I had a pro se/unrepresented opposing party shout at me (while in the courthouse, no less) to “do all the f***in paperwork”. His wife, my client, supported this and she, too, ranted to the Judge that she only hired me to “do paperwork”.
The legal divorce process is more than just “doing paperwork”, so it was obvious that both parties had no idea what an attorney does, or that some attorneys, MOST attorneys, will not represent both sides in a lawsuit.
I used this recent hailstorm as motivation for developing something to help me, opposing parties, other attorneys, etc.
First, let’s look at the problems:
Problem 1: The divorce process is not clear.
Going through a divorce and working with the Courts, judges, and clerks can be a daunting process. One person I represented asked where the checklist was for her to file for divorce by herself in Cook County, Illinois. There wasn’t one.
Problem 2: The e-filing process is not easy to understand.
Although e-filing has eliminated the need to travel to the courthouse and physically give someone legal documents, the e-filing process is not easy to understand.
We live in an age where we expect to be able to instantly learn and understand how to navigate around websites.
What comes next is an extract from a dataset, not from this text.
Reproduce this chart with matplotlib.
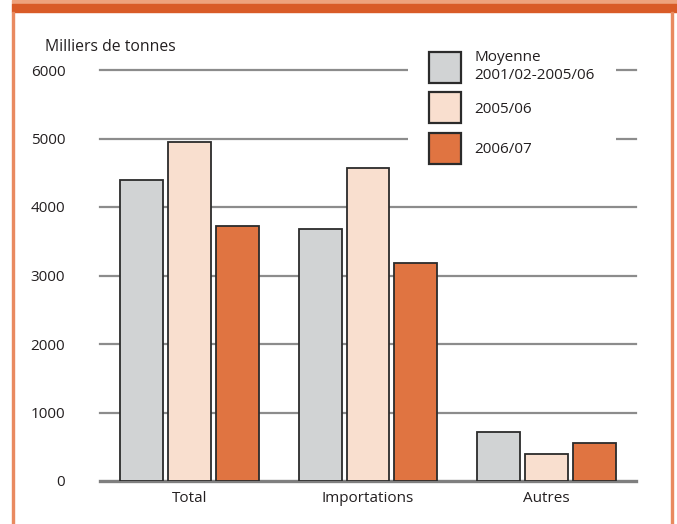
import matplotlib
matplotlib.use("Agg")
import matplotlib.pyplot as plt
from matplotlib.patches import Rectangle
import numpy as np

plt.rcParams['font.family'] = ['Open Sans', 'DejaVu Sans']

categories = ["Total", "Importations", "Autres"]
series_names = ["Moyenne\n2001/02-2005/06", "2005/06", "2006/07"]
moyenne = [4390, 3680, 715]
y2005 = [4950, 4570, 390]
y2006 = [3720, 3180, 555]
yticks = [0, 1000, 2000, 3000, 4000, 5000, 6000]

colors = ["#d1d3d4", "#f9dfcf", "#e07441"]
edge = "#2b2b2b"
text_color = "#231f20"
fs = 11

W, H = 677, 524
fig = plt.figure(figsize=(W / 100, H / 100), dpi=100)

# Page frame: orange header bands and side rules
fig.patches.append(Rectangle((12 / W, 1 - 4 / H), (W - 12) / W, 4 / H,
                             transform=fig.transFigure, color="#eea27c", zorder=0))
fig.patches.append(Rectangle((12 / W, 1 - 12 / H), (W - 12) / W, 8 / H,
                             transform=fig.transFigure, color="#d95b27", zorder=0))
fig.patches.append(Rectangle((12 / W, 0), 2 / W, 1 - 12 / H,
                             transform=fig.transFigure, color="#e98a60", zorder=0))
fig.patches.append(Rectangle((671 / W, 0), 2 / W, 1 - 12 / H,
                             transform=fig.transFigure, color="#e98a60", zorder=0))

left, right = 100, 636
bottom, top = 481, 70
ax = fig.add_axes([left / W, 1 - bottom / H, (right - left) / W, (bottom - top) / H])

x = np.arange(len(categories))
bw = 0.24
step = 0.268
for i, (vals, c, name) in enumerate(zip([moyenne, y2005, y2006], colors, series_names)):
    ax.bar(x + (i - 1) * step, vals, width=bw, color=c, edgecolor=edge,
           linewidth=1.3, label=name, zorder=3)

ax.set_xlim(-0.5, 2.5)
ax.set_ylim(0, 6000)
ax.set_yticks(yticks)
ax.set_yticklabels([str(v) for v in yticks], fontsize=fs, color=text_color)
ax.set_xticks(x)
ax.set_xticklabels(categories, fontsize=fs, color=text_color)
ax.tick_params(axis='y', length=0, pad=25)
ax.tick_params(axis='x', length=0, pad=7)
for s in ax.spines.values():
    s.set_visible(False)

# Horizontal gridlines (unclipped so the top one keeps full width)
for v in yticks[1:]:
    ax.axhline(v, color="#8c8c8c", linewidth=1.6, zorder=1, clip_on=False)
ax.axhline(0, color="#7f7f7f", linewidth=2.4, zorder=2, clip_on=False)

fig.text(45 / W, 1 - 47 / H, "Milliers de tonnes", fontsize=fs + 0.3,
         color=text_color, va="center", ha="left")

leg = ax.legend(loc="upper left",
                bbox_to_anchor=((408 - left) / (right - left), (bottom - 29) / (bottom - top)),
                frameon=True, fontsize=fs, handlelength=2.1, handleheight=2.75,
                handletextpad=0.85, labelspacing=0.62, borderpad=1.4,
                borderaxespad=0)
leg.set_zorder(5)
frame = leg.get_frame()
frame.set_facecolor("white")
frame.set_edgecolor("white")
frame.set_alpha(1)
frame.set_linewidth(0)
frame.set_boxstyle("square", pad=0)
for t in leg.get_texts():
    t.set_color(text_color)
for p in leg.get_patches():
    p.set_linewidth(1.6)

fig.savefig("out.png", dpi=100)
Shopping online, watching videos, reading online news content… We expect to be able to quickly know how to use their sites. When a person is unable to understand how to navigate through a site, they will abandon it.
Yet people who efile MUST use the sites. Because in Illinois, all legal documents must now be efiled.
When you combine problem 1 and problem 2, you normally get frustrated and angry pro se litigants. Sure there are websites that contain pdf forms that these litigants can download, but there is a lack of good, clear educational content on:
A. How to understand what these forms mean
B. How to fill them out
c. How to efile them
I was a professor who taught students software, and I now am an attorney who has helped many people get divorced in Illinois. So I made some videos for pro se litigants going through divorces in the Illinois courts.
The first few videos are on YouTube:
1. What is an Appearance and How to Fill it Out: https://www.youtube.com/watch?v=H_eWIbsmYJI
2. How to efile an Appearance: https://www.youtube.com/watch?v=LQHjmWNnWxM
More content is on its way. The goal is to offer the full suite of content instructing pro se litigants on what must be done in order to get their uncontested divorces through the Illinois courts. This “How To” content will be available through a monthly membership subscription. But the price will be far, far, far less than retaining a divorce attorney.
I’ve already had a mediator ask for this content because he often gets clients who have successfully gone through mediation, and now want to file for divorce. They have agreed on everything and now want to go through the courts without having to hire an attorney.
Based upon his feedback, and my own knowledge that some of my past clients would have used this content had it been available to them, I’m excited to dive in.